I am wondering the feasibility of having PG continue to work even if
non-essential indexes are gone or corrupt. I brought this basic concept
up at some point in the past, but now I have a different motivation, so
I want to strike up discussion about it again. This time around, I
simply don't want to back up indexes if I don't have to. Because
indexes contain essentially redundant data, losing one does not equate
to losing real data. Therefore, backing them up represents a lot of
overhead for very little benefit.

Here's the basic idea:

1) New field to pg_index (indvalid boolean).
2) Query planner skips indexes where indvalid = false.
3) Executer does not update indexes where indvalid = false.
4) Executer refuses insert or update to unique columns where indvalid =
false, throwing an error.
5) WAL roll forward marks indvalid = false if index file(s) are missing,
rather than panicking.
6) REINDEX recognizes syntax to only build indexes with indvalid =
false, marks indvalid = true.

Close to 25% of the on disk bulk of my database is index files.
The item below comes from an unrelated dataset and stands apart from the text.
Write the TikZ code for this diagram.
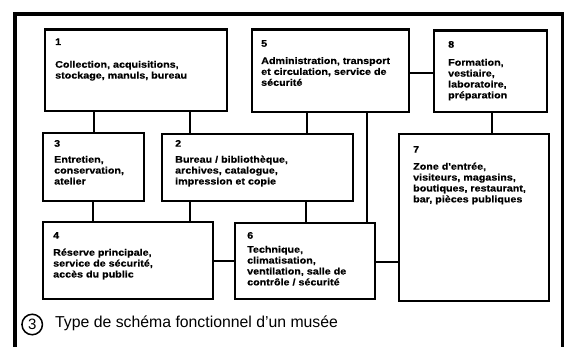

It
would save a significant amount of the system resources used during the
backup, if I didn't have to archive the index files. In the unlikely
event that a restore/roll forward becomes necessary, I could simply
issue something like "REINDEX DATABASE foo INVALID;" to restore all the
missing indexes and return the database to full function. Prior to a
reindex, the database would perform poorly and refuse to do certain
inserts and updates, but the data would be available. Backup files
would be smaller, and the restore/roll forward would be faster.

No down sides jump out at me, and it seems to me that for a regular PG
code hacker this could actually be fairly simple to implement.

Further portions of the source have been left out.